Posted by Guest on Jun. 04, 2014 @ 12:38 pm

Until then, shut up and put up.

Posted by Guest on Jun. 04, 2014 @ 1:09 pm

the subterfuge of making an attack on the democratic system which looks like a progressive reform.

This is--and will continue to be--a reccuring theme.

Posted by lillipublicans on Jun. 04, 2014 @ 7:50 am

Are you saying that doesn't matter?

Posted by Guest on Jun. 04, 2014 @ 1:09 pm

"Indeed, at press time it appeared Gov. Jerry Brown would be facing the most radically right-winger in the race, Tim Donnelly, in November."

Remarkably, the SFBG is wrong again - Brown will be facing Kashkari.

Posted by Guest on Jun. 04, 2014 @ 9:01 am

is never the troll's strong suit; just sometimes it's more obvious than others.

Posted by lillipublicans on Jun. 04, 2014 @ 9:34 am
Posted by Guest on Jun. 04, 2014 @ 1:10 pm

People can't strategic vote.

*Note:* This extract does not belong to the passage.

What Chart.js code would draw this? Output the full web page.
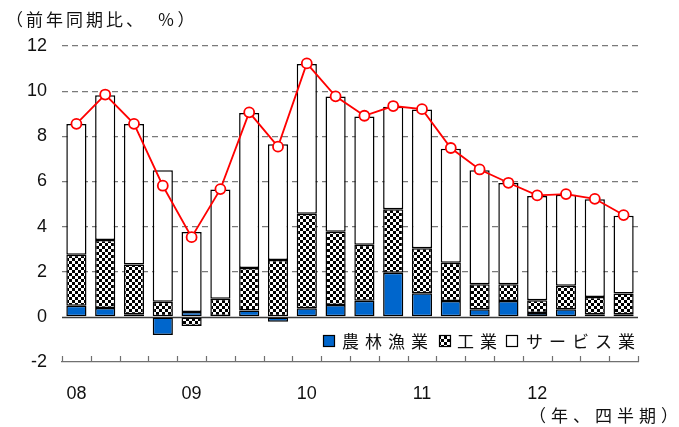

Meaning in a democrat primary Campos may well win, thus facing a loser republican later.

In top two a broader base of people can vote for Chui, who represents more people.

The progressive complaint here is that they want less democracy.

Posted by Guest on Jun. 04, 2014 @ 9:27 am

might just have been a way for Campos to prevail.

But now he is toast, losing even before the GOP voters switch to Chiu in November.

Posted by Guest on Jun. 04, 2014 @ 1:11 pm

NO primaries.

Proportional Representation for all legislative body elections -- using candidate rank order lists to move votes for losers to winners - to represent ALL voters -- with both majority rule and minority representation.

Nonpartisan Approval Voting for executive / judicial offices.

-- pending advanced head to head math using Number Votes ( 1, 2, etc.) and YES/NO votes.

Posted by Demo Rep on Jun. 04, 2014 @ 8:25 pm

Italy has had over 60 governments since WW2. Many of them have only lasted a few months.